And sure, everyone is excited. Well, except for me, and perhaps people stuck in airports. As the years go by, I feel less like being in a Norman Rockwell scene and more like my mom, who denies all invites, and spends the time alone at home. No pressure, no worries. And it's the pressure that's getting to me, not a heavy, in your face kind of influence, but a more subtle swelling. Many people in town tend to orchestrate their front lawns and the visage of their homes to resemble a Hallmark scene - you know the type, overwhelming displays of smiley faced disposable items, the influx of those horrid inflatable globe units that shake like
Parkinson's as they spew
Styrofoam pellets over snowmen or
reindeers or ghosts or whatever. And soon there will be a story in the local rag about some
homeowner who has lost his noggin, and installed tens of
thousands of colored lights around his home for
Christmas, and set music to it, and pissed off some neighbors in the process. It makes good copy, and everyone chuckles, but it has gotten to the point, for me, anyway, that it's like the support the troops magnetic ribbon you see on the backs of
suv's that get poor gas mileage.

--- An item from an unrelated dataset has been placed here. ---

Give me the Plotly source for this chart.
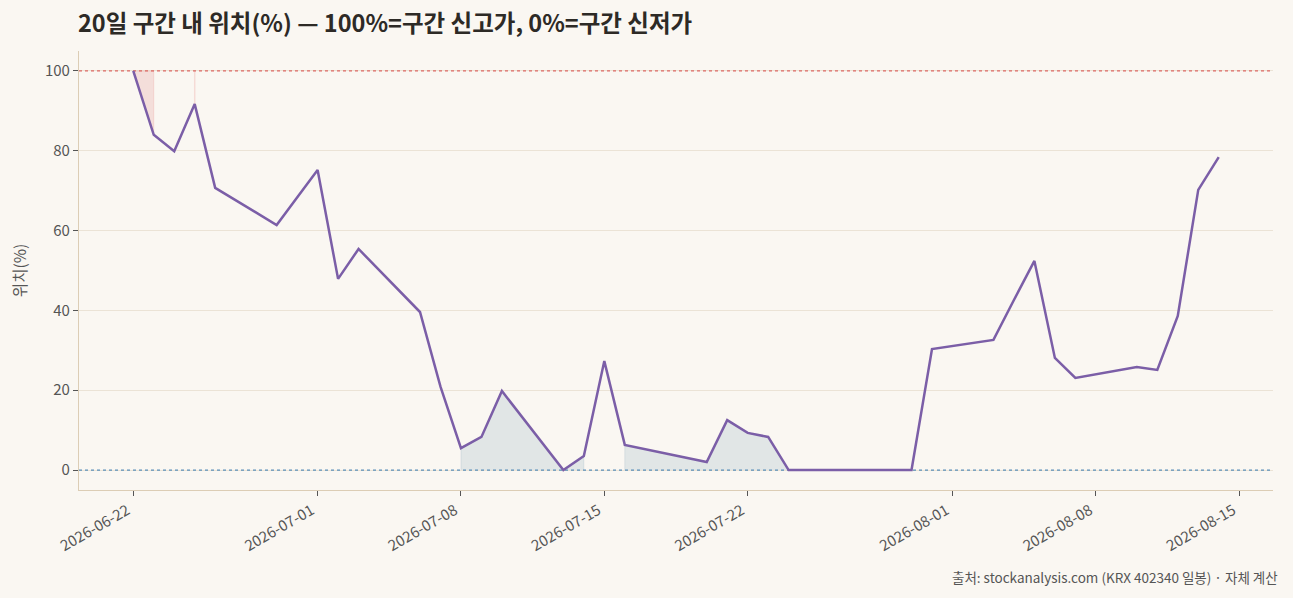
import plotly.graph_objects as go
import pandas as pd

dates = ["2026-06-22", "2026-06-23", "2026-06-24", "2026-06-25", "2026-06-26",
         "2026-06-29", "2026-06-30", "2026-07-01", "2026-07-02", "2026-07-03",
         "2026-07-06", "2026-07-07", "2026-07-08", "2026-07-09", "2026-07-10",
         "2026-07-13", "2026-07-14", "2026-07-15", "2026-07-16", "2026-07-17",
         "2026-07-20", "2026-07-21", "2026-07-22", "2026-07-23", "2026-07-24",
         "2026-07-27", "2026-07-28", "2026-07-29", "2026-07-30", "2026-07-31",
         "2026-08-03", "2026-08-04", "2026-08-05", "2026-08-06", "2026-08-07",
         "2026-08-10", "2026-08-11", "2026-08-12", "2026-08-13", "2026-08-14"]
position = [100.0, 84.0, 79.9, 91.7, 70.7,
            61.4, 68.3, 75.2, 47.9, 55.4,
            39.6, 20.9, 5.5, 8.3, 19.8,
            0.0, 3.5, 27.3, 6.3, 5.2,
            2.0, 12.5, 9.3, 8.3, 0.0,
            0.0, 0.0, 0.0, 0.0, 30.3,
            32.6, 42.6, 52.4, 28.1, 23.1,
            25.8, 25.1, 38.6, 70.2, 78.4]

tick_dates = ["2026-06-22", "2026-07-01", "2026-07-08", "2026-07-15",
              "2026-07-22", "2026-08-01", "2026-08-08", "2026-08-15"]

HIGH = 100
LOW = 0
HIGH_ZONE = 80
LOW_ZONE = 20

BG = "#faf7f2"
PURPLE = "#7b5ea7"
RED = "#d9534f"
BLUE = "#4a86b5"
FONT = "Noto Sans CJK KR"

x = pd.to_datetime(dates)

def segments(cond):
    segs, cur = [], []
    for i, c in enumerate(cond):
        if c:
            cur.append(i)
        elif cur:
            segs.append(cur)
            cur = []
    if cur:
        segs.append(cur)
    return segs

fig = go.Figure()

# high zone fill (between line and 100)
for seg in segments([v >= HIGH_ZONE for v in position]):
    xs = [x[i] for i in seg]
    ys = [position[i] for i in seg]
    if len(seg) == 1:
        fig.add_trace(go.Scatter(x=[xs[0], xs[0]], y=[ys[0], HIGH], mode="lines",
                                 line=dict(color="rgba(217,83,79,0.17)", width=1.5),
                                 hoverinfo="skip", showlegend=False))
    else:
        fig.add_trace(go.Scatter(x=xs + xs[::-1], y=ys + [HIGH] * len(xs), mode="lines",
                                 fill="toself", fillcolor="rgba(217,83,79,0.15)",
                                 line=dict(color="rgba(217,83,79,0.15)", width=1),
                                 hoverinfo="skip", showlegend=False))

# low zone fill (between 0 and line)
for seg in segments([v <= LOW_ZONE for v in position]):
    xs = [x[i] for i in seg]
    ys = [position[i] for i in seg]
    fig.add_trace(go.Scatter(x=[xs[0]] + xs + [xs[-1]], y=[LOW] + ys + [LOW], mode="lines",
                             fill="toself", fillcolor="rgba(80,130,160,0.14)",
                             line=dict(color="rgba(80,130,160,0.14)", width=1),
                             hoverinfo="skip", showlegend=False))

x0 = x[0] - pd.Timedelta(days=2.65)
x1 = x[-1] + pd.Timedelta(days=2.65)

# reference lines
fig.add_trace(go.Scatter(x=[x0, x1], y=[HIGH, HIGH], mode="lines",
                         line=dict(color=RED, width=1.3, dash="dot"),
                         opacity=0.85, hoverinfo="skip", showlegend=False))
fig.add_trace(go.Scatter(x=[x0, x1], y=[LOW, LOW], mode="lines",
                         line=dict(color=BLUE, width=1.3, dash="dot"),
                         opacity=0.9, hoverinfo="skip", showlegend=False))

# main line
fig.add_trace(go.Scatter(x=x, y=position, mode="lines",
                         line=dict(color=PURPLE, width=2.5),
                         name="위치(%)", showlegend=False))

fig.update_layout(
    width=1293, height=598,
    paper_bgcolor=BG, plot_bgcolor=BG,
    margin=dict(l=79, r=20, t=51, b=108),
    font=dict(family=FONT, size=15, color="#555555"),
    title=dict(text="<b>20일 구간 내 위치(%) — 100%=구간 신고가, 0%=구간 신저가</b>",
               x=78 / 1293, xanchor="left", xref="container",
               y=1 - 24 / 598, yanchor="middle", yref="container",
               font=dict(family=FONT, size=23.5, color="#2d2a26")),
    showlegend=False,
)

fig.update_xaxes(
    type="date", range=[x0, x1],
    tickvals=pd.to_datetime(tick_dates), ticktext=tick_dates,
    tickangle=-30, ticks="outside", ticklen=5, tickcolor="#555555",
    ticklabelshift=-6,
    showgrid=False, showline=True, linecolor="#dccdb5", linewidth=1.2,
    zeroline=False, tickfont=dict(size=15, color="#555555"),
)
fig.update_yaxes(
    range=[-5, 105], tickvals=[0, 20, 40, 60, 80, 100],
    ticks="outside", ticklen=5, tickcolor="#555555",
    showgrid=True, gridcolor="#ebe3d6", gridwidth=1,
    showline=True, linecolor="#dccdb5", linewidth=1.2, zeroline=False,
    title=dict(text="위치(%)", font=dict(size=15.5, color="#555555"), standoff=14),
    tickfont=dict(size=15, color="#555555"),
)

fig.add_annotation(text="출처: stockanalysis.com (KRX 402340 일봉) · 자체 계산",
                   xref="paper", yref="paper", x=1, y=-(577 - 490) / 439,
                   xanchor="right", yanchor="middle", xshift=7, showarrow=False,
                   font=dict(family=FONT, size=13.5, color="#555555"))

fig.write_html("out.html",
               config={"displayModeBar": False},
               post_script="document.body.style.margin='0';"
                           "document.body.style.background='#faf7f2';")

It has become a means of branding, and the more extreme the displays, the more extravagant the light show, the more the
displayer becomes a substitution for the message (cue
Linus on stage for the basics), and how less important the
meassge becomes.
But prior to the
light show, is thanksgiving, a glutton fest, where people eat turkey for that one time, watch football, and ponder
getting up at 4 in the morning to make it to
Wal-Mart in time for the opening of the doors. And there is stress to be had, for sure, because it's a meal that's hard to back out of, with people you may or may not want to be with for a long period of time. The most common retort you'll hear when any objection is voiced, is that,
sheah, it's only for one day. No argument there, but maybe we could change the menu. Maybe make a Big Mac the centerpiece, or only eat crappy food, loaded in fat and sugar and all the things that aren't good for you. Imagine, "Who
wants another piece of
Whopper?," or "Can you pass the
Snack Wrap?" That would free up turkey for more days during the year for meals, and slowly kill the fast food industry. Maybe people would be more concerned with each other, and not just a once a year cooked bird. Maybe instead of
storming the aisles at supermarkets like rabid dogs, people could just relax, and not make, ah, what the hell am I thinking? Nothing will change, and we'll all bemoan how fast the time is going by, that
Christmas is just around the corner, and I've only got a little time left to check my strings of lights and get them nailed up to the gutters.